Striking teachers in Oakland, California, reached a contract agreement Friday with district officials to end a week-long walkout.
The Oakland Education Association, which represents the city’s 3,000 teachers, said that union leaders reached a four-year agreement that calls for teachers to receive an 11% salary increase and one-time 3% bonus. The deal also requires the district to reduce class sizes and hire more student support staff, including special education teachers and counselors, the union said in a statement.
The deal, reached on the strike’s seventh day, still needs to be voted on by teachers. They were expected to vote Saturday, and, if the deal is approved, return to classrooms next week.
“On Monday, March 4, we look forward to everyone being together again in the classroom,” Superintendent Kyla Johnson-Trammell said in a statement. “The contract will help ensure more teachers stay in Oakland and that more come to teach in our classrooms and support our students.”

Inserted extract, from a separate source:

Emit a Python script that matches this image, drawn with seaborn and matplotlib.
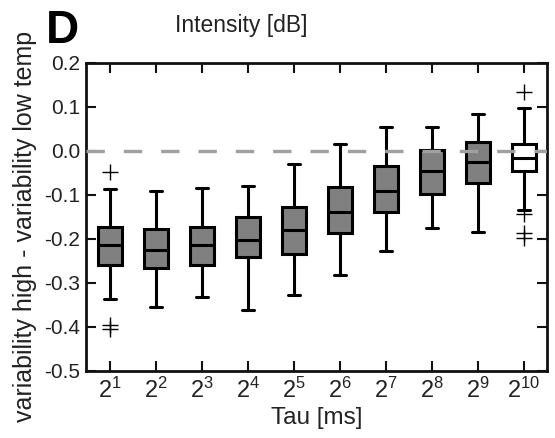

Oakland’s teachers walked off the job 21 February to demand higher pay, smaller class sizes and more school resources.
Union officials from the Oakland Education Association said in a statement Friday that the contract deal marked “a win in every major proposal” the union made.
Teachers are expected to vote on the agreement this weekend, the statement said.
The city’s 86 schools were open during the strike, staffed by a skeleton crew of substitutes and administrators, but most students stayed away in support of their striking teachers.
The walkout affected 36,000 students.
The Oakland Education Association said educators were forced to strike because administrators had not listened to their demands for two years. Teachers had been working without a contract since 2017.
Among their demands was a 12% retroactive raise covering 2017 to 2020 to compensate for what they say are among the lowest salaries for public school teachers in the expensive San Francisco Bay Area.
A starting salary for teachers at Oakland schools is $46,500 a year and the average salary in the district is $63,000 a year.
The union also called for the district to scrap plans to close as many as 24 schools that serve primarily African American and Latino students. It fears more students will be lost to charter schools that drain more than $57m a year from the district.
As part of the deal, there will be a five-month pause on any school closures, the union said.
The union rejected two earlier salary proposals from the district, which initially offered a 5% raise covering 2017 to 2020.
The talks did not center on pension or healthcare benefits, which are free for full-time workers and their beneficiaries. The Oakland district spends an additional $13,487 per teacher annually for health benefits for educators and their families.
Oakland teachers were the latest educators in the country to strike over pay and classroom conditions.
Recent strikes across the nation have built on a wave of teacher activism that began last spring. Unions for West Virginia teachers, who staged a nine-day walkout last year, ended another two-day strike last week.
Last month, teachers in Denver ended a three-day walkout after reaching a deal raising their wages.
Teachers in Los Angeles, the nation’s second-largest school district, staged a six-day strike last month that ended when they settled on a 6% raise with promises of smaller class sizes and the addition of nurses and counselors.